The report also outlines four pillars in the areas of health, social support, economic support and cross-cutting priorities including fiscal sustainability and focus on digital and green economies. This includes measures to strengthen the health system and scale up social protection systems, including the adoption of a social registry to make these systems more resilient against future shocks. Enhanced school sanitation and health protocols including health screening, water and sanitation facilities would be needed to enable a return to schooling for children.
“In the rapidly unfolding global scenario brought by Covid-19, insights from the Nepal Development Update on Nepal’s outlook, challenges and way forward is very helpful,” finance minister Dr Yuba Raj Khatiwada said, after launching the report.
Claiming that the government will achieve the target of 7 per cent economic growth for the current fiscal year, he painted the rosy picture of economy, though the economy has shattered due to the lackdown imposed by the government – to contain Covid-19 spread – from March 24. The service sector that has more than 50 per cent contribution to the economy has bleed red due to the lockdown, which has also pushed a sizable number of population into the poverty trap.
The finance minister, however, boosted that the exports have grown and imports have dropped in the last fiscal year. He also claimed that the government has been successful in budget implementation in the last fiscal year, though the government has transferred money from various funds to meet the revenue target. “We need to address the crisis with macroeconomic and sectoral policy focused on fiscal sustainability, financial sector stability, a digitally-oriented green economy and resilient public services,” he said, appreciating the rapid action taken by the development partners including the World Bank, Asian Development Bank, IMF and others for providing Nepal with tangible resources and support to maintain our fiscal balance and accelerate growth and inclusive development.
Expansionary fiscal and monetary policies will be important in the initial relief stage to support banking sector liquidity and provide relief to households and firms. From restructuring through to resilience, expansionary and monetary policies will help pave the way for strengthening financial sector stability in the long run while also building resilient public services and green growth through sustainable and resilient infrastructure, strengthened solid waste management and air and water pollution control.

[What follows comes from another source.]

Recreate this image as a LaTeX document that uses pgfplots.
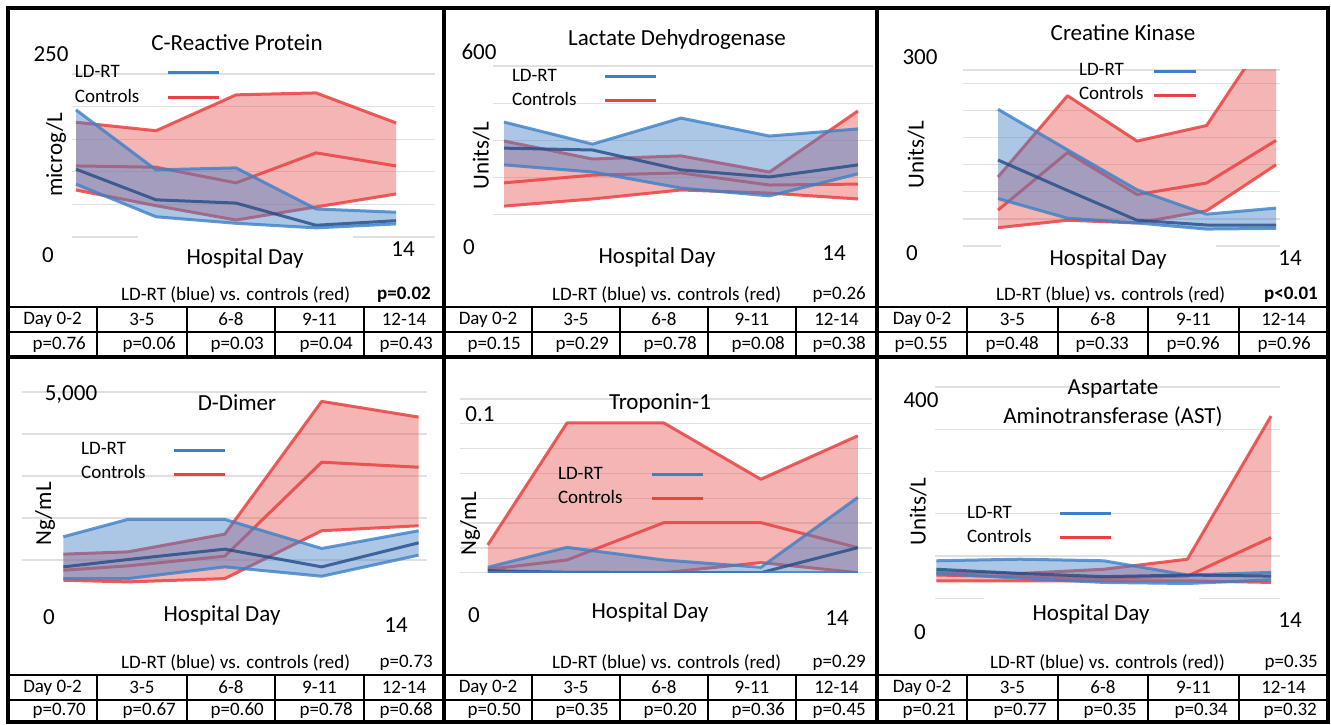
\documentclass[border=0pt]{standalone}
\usepackage{fontspec}
\setmainfont{Carlito}
\usepackage{pgfplots}
\pgfplotsset{compat=1.18}
\usepackage{pgfplotstable}

\definecolor{bline}{RGB}{60,128,200}
\definecolor{bmed}{RGB}{35,75,135}
\definecolor{rline}{RGB}{235,65,65}
\definecolor{bfill}{RGB}{70,130,200}
\definecolor{rfill}{RGB}{230,90,90}
\definecolor{gridc}{RGB}{224,224,224}

\newcommand\lab{\fontsize{23}{27}\selectfont}
\newcommand\sm{\fontsize{19}{22}\selectfont}

\pgfplotstableread{
x bu bm bl ru rm rl
1 195 104 81 176 109 72
4 103 57 31 163 107 48
7 106 52 21 218 83 26
10 43 18 14 221 129 46
13 38 25 20 175 109 66
}\tcrp

\pgfplotstableread{
x bu bm bl ru rm rl
1 419 335 281 358 223 148
4 348 329 258 300 248 171
7 432 265 206 310 255 200
10 374 242 181 258 216 190
13 397 281 252 455 219 171
}\tldh

\pgfplotstableread{
x bu bm bl ru rm rl
1 202 127 70 102 53 27
4 142 82 41 222 138 38
7 83 38 34 155 76 34
10 47 31 25 178 93 52
13 56 31 26 332 156 120
}\tck

\pgfplotstableread{
x bu bm bl ru rm rl
2 1553 836 557 1139 756 518
4 1967 1011 557 1194 860 478
7 1967 1258 836 1616 1091 557
10 1274 836 613 4777 3328 1696
13 1696 1409 1115 4403 3209 1815
}\tdd

\pgfplotstableread{
x bu bm bl ru rm rl
1.55 0.0031 0.0012 0.0002 0.0160 0.0019 0.0006
4 0.0146 0.0002 0.0002 0.0862 0.0073 0
7 0.0073 0 0 0.0862 0.0288 0
10 0.0031 0 0 0.0538 0.0288 0.0058
13 0.0433 0.0144 0 0.0788 0.0144 0
}\ttro

\pgfplotstableread{
x bu bm bl ru rm rl
1 71 55 47 50 44 33
4 74 47 38 47 41 33
7 71 41 30 55 38 33
10 44 44 28 74 42 33
13 49 42 35 345 115 30
}\tast

\pgfplotsset{
  panel/.style={
    scale only axis, clip=true,
    axis line style={draw=none},
    xtick=\empty,
    yticklabels={},
    major tick length=0pt,
    ymajorgrids, grid style={gridc, line width=1.3pt},
    legend plot pos=right,
    legend cell align=left,
    legend image code/.code={\draw[##1] (0pt,0pt) -- (51pt,0pt);},
    legend style={draw=none, fill=none, inner sep=0pt, outer sep=0pt, font=\sm,
      nodes={inner sep=0pt, text height=13pt, text depth=4pt},
      row sep=7pt, column sep=27pt, anchor=north west},
  },
  lw/.style={line width=3pt, line join=round, opacity=0.85, forget plot},
  band/.style={draw=none, fill opacity=0.45, forget plot},
}

% #1 table, #2 red polygon, #3 blue polygon
\newcommand\bands[3]{%
  \addplot[band, fill=rfill] coordinates {#2} -- cycle;
  \addplot[rline, lw] table[x=x,y=ru]{#1};
  \addplot[rline, lw] table[x=x,y=rm]{#1};
  \addplot[rline, lw] table[x=x,y=rl]{#1};
  \addplot[band, fill=bfill] coordinates {#3} -- cycle;
  \addplot[bline, lw, opacity=0.8] table[x=x,y=bu]{#1};
  \addplot[bmed, lw, opacity=0.8] table[x=x,y=bm]{#1};
  \addplot[bline, lw, opacity=0.8] table[x=x,y=bl]{#1};
  \addlegendimage{bline, line width=2.8pt}
  \addlegendentry{LD-RT}
  \addlegendimage{rline, line width=2.8pt}
  \addlegendentry{Controls}
}

\begin{document}
\begin{tikzpicture}
\path[use as bounding box] (0pt,0pt) rectangle (1331pt,725pt);

% ---------- Panel 1: CRP
\begin{axis}[panel, at={(72pt,651pt)}, anchor=north west, width=363pt, height=163pt,
  xmin=0.85, xmax=14.46, ymin=0, ymax=250, ytick={0,50,...,250},
  legend style={at={(0.008,1.061)}, row sep=8pt}]
\bands{\tcrp}
 {(1,176)(4,163)(7,218)(10,221)(13,175)(13,66)(10,46)(7,26)(4,48)(1,72)}
 {(1,195)(4,103)(7,106)(10,43)(13,38)(13,20)(10,14)(7,21)(4,31)(1,81)}
\end{axis}
% ---------- Panel 2: LDH
\begin{axis}[panel, at={(493pt,659pt)}, anchor=north west, width=380pt, height=186pt,
  xmin=0.627, xmax=13.51, ymin=0, ymax=600, ytick={120,240,...,600},
  legend style={at={(0.05,0.989)}}]
\bands{\tldh}
 {(1,358)(4,300)(7,310)(10,258)(13,455)(13,171)(10,190)(7,200)(4,171)(1,148)}
 {(1,419)(4,348)(7,432)(10,374)(13,397)(13,252)(10,181)(7,206)(4,258)(1,281)}
\end{axis}
% ---------- Panel 3: CK
\begin{axis}[panel, at={(963pt,655pt)}, anchor=north west, width=317pt, height=176pt,
  xmin=-0.51, xmax=13.17, ymin=0, ymax=260, ytick={0,40,80,120,160,200,240,260},
  legend image code/.code={\draw[#1] (0pt,0pt) -- (42pt,0pt);},
  legend style={at={(0.366,1.040)}, column sep=9pt}]
\bands{\tck}
 {(1,102)(4,222)(7,155)(10,178)(13,332)(13,120)(10,52)(7,34)(4,38)(1,27)}
 {(1,202)(4,142)(7,83)(10,47)(13,56)(13,26)(10,25)(7,34)(4,41)(1,70)}
\end{axis}
% ---------- Panel 4: D-Dimer
\begin{axis}[panel, at={(22pt,333pt)}, anchor=north west, width=405pt, height=210pt,
  xmin=0.72, xmax=13.26, ymin=0, ymax=5000, ytick={1000,2000,3000,4000,5000},
  legend style={at={(0.146,0.762)}}]
\bands{\tdd}
 {(2,1139)(4,1194)(7,1616)(10,4777)(13,4403)(13,1815)(10,1696)(7,557)(4,478)(2,518)}
 {(2,1553)(4,1967)(7,1967)(10,1274)(13,1696)(13,1115)(10,613)(7,836)(4,557)(2,557)}
\end{axis}
% ---------- Panel 5: Troponin
\begin{axis}[panel, at={(460pt,326pt)}, anchor=north west, width=412pt, height=173.7pt,
  xmin=0.69, xmax=13.44, ymin=0, ymax=0.1,
  ytick={0,0.01429,0.02857,0.04286,0.05714,0.07143,0.08571,0.1},
  legend style={at={(0.238,0.614)}, column sep=28pt}]
\bands{\ttro}
 {(1.55,0.0160)(4,0.0862)(7,0.0862)(10,0.0538)(13,0.0788)(13,0)(10,0.0058)(7,0)(4,0)(1.55,0.0006)}
 {(1.55,0.0031)(4,0.0146)(7,0.0073)(10,0.0031)(13,0.0433)(13,0)(10,0)(7,0)(4,0.0002)(1.55,0.0002)}
\end{axis}
% ---------- Panel 6: AST
\begin{axis}[panel, at={(935pt,338pt)}, anchor=north west, width=345pt, height=211.3pt,
  xmin=0.95, xmax=13.32, ymin=0, ymax=400, ytick={0,80,...,400},
  legend style={at={(0.093,0.441)}}]
\bands{\tast}
 {(1,50)(4,47)(7,55)(10,74)(13,345)(13,30)(10,33)(7,33)(4,33)(1,33)}
 {(1,71)(4,74)(7,71)(10,44)(13,49)(13,35)(10,28)(7,30)(4,38)(1,47)}
\end{axis}

\begin{scope}[x=1pt, y=-1pt, yshift=725pt]
\begin{scope}[every node/.style={font=\lab, inner sep=0pt}]
\node at (237,43) {C-Reactive Protein};
\node at (51,54) {250};
\node at (48,255) {0};
\node at (403,249) {14};
\node[fill=white, minimum width=215pt, minimum height=46pt] at (245,258) {Hospital Day};
\node[rotate=90] at (56,155) {microg/L};

\node at (677,40) {Lactate Dehydrogenase};
\node at (479,52) {600};
\node at (469,247) {0};
\node at (834,253) {14};
\node at (657,257) {Hospital Day};
\node[rotate=90] at (481,156) {Units/L};

\node at (1123,33) {Creatine Kinase};
\node at (920,57) {300};
\node at (912,253) {0};
\node at (1290,258) {14};
\node[fill=white, minimum width=215pt, minimum height=34pt] at (1108,259) {Hospital Day};
\node[rotate=90] at (916,155) {Units/L};

\node at (237,403) {D-Dimer};
\node at (71,395) {5,000};
\node at (49,617) {0};
\node at (396,625) {14};
\node at (222,615) {Hospital Day};
\node[rotate=90] at (45,514) {Ng/mL};

\node at (660,403) {Troponin-1};
\node at (480,414) {0.1};
\node at (474,615) {0};
\node at (837,618) {14};
\node at (650,612) {Hospital Day};
\node[rotate=90] at (470,524) {Ng/mL};

\node at (1113,389) {Aspartate};
\node at (1113,417) {Aminotransferase (AST)};
\node at (921,400) {400};
\node at (920,632) {0};
\node at (1290,620) {14};
\node[fill=white, minimum width=215pt, minimum height=36pt] at (1091,614) {Hospital Day};
\node[rotate=90] at (918,512) {Units/L};
\end{scope}

\begin{scope}[every node/.style={font=\sm, inner sep=0pt}]
\node[anchor=west] at (121,295) {LD-RT (blue) vs. controls (red)};
\node[anchor=east] at (431,295) {\textbf{p=0.02}};
\node[anchor=west] at (552,295) {LD-RT (blue) vs. controls (red)};
\node[anchor=east] at (866,295) {p=0.26};
\node[anchor=west] at (996,295) {LD-RT (blue) vs. controls (red)};
\node[anchor=east] at (1318,295) {\textbf{p<0.01}};
\node[anchor=west] at (121,663) {LD-RT (blue) vs. controls (red)};
\node[anchor=east] at (433,663) {p=0.73};
\node[anchor=west] at (552,663) {LD-RT (blue) vs. controls (red)};
\node[anchor=east] at (866,663) {p=0.29};
\node[anchor=west] at (990,663) {LD-RT (blue) vs. controls (red))};
\node[anchor=east] at (1318,663) {p=0.35};

\foreach \x/\t in {52.5/Day 0-2,142/3-5,231/6-8,319.5/9-11,404/12-14,
                   488/Day 0-2,576/3-5,664/6-8,752/9-11,836.5/12-14,
                   922/Day 0-2,1012.5/3-5,1103/6-8,1193.5/9-11,1283.5/12-14}{
  \node at (\x,319.5) {\t};
  \node at (\x,687.5) {\t};
}
\foreach \x/\t in {86/0.76,176/0.06,264/0.03,353/0.04,433/0.43,
                   521/0.15,609/0.29,697/0.78,785/0.08,866/0.38,
                   948/0.55,1039/0.48,1129/0.33,1220/0.96,1311/0.96}{
  \node[anchor=east] at (\x,344.5) {p=\t};
}
\foreach \x/\t in {86/0.70,176/0.67,264/0.60,353/0.78,433/0.68,
                   521/0.50,609/0.35,697/0.20,785/0.36,866/0.45,
                   956/0.21,1047/0.77,1137/0.35,1228/0.34,1317/0.32}{
  \node[anchor=east] at (\x,711) {p=\t};
}
\end{scope}

\draw[line width=1.3pt] (8,307) -- (1328,307) (8,332) -- (1328,332)
  (8,675) -- (1328,675) (8,700) -- (1328,700);
\foreach \x in {97,187,275,364,532,620,708,796,967,1058,1148,1239}{
  \draw[line width=1.3pt] (\x,307) -- (\x,357);
  \draw[line width=1.3pt] (\x,675) -- (\x,722);
}
\draw[line width=4.2pt] (8,8) rectangle (1328,722);
\draw[line width=4.2pt] (444,8) -- (444,722) (877,8) -- (877,722) (8,357) -- (1328,357);
\end{scope}
\end{tikzpicture}
\end{document}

Related investments and reforms would be critical to expand coverage of digital services and infrastructure to support e-services and help promote e-commerce. It would also help expand the reach and coverage of mobile banking and digital financial services to underpin development of e-commerce. However, digitisation is also limited across the economy. “Addressing this will require removal of access restrictions to any under-utilised fiber optic backbone managed by the governments and public utilities and the introduction of appropriate rules to manage conditions of access, capacity allocation, and access pricing,” he said, “This would also help expand access in rural and remote areas.”
For Nepal to emerge stronger from the crisis, it is important to adapt quickly to the new reality,” World Bank country director for Maldives, Nepal and Sri Lanka Faris Hadad-Zervos said, adding that the World Bank is encouraged to note the early start made by the government with the development of Nepal’s Relief, Restructuring and Resilience plan and are committed to work together with multilateral development banks and development partners in helping the country build back greener and better.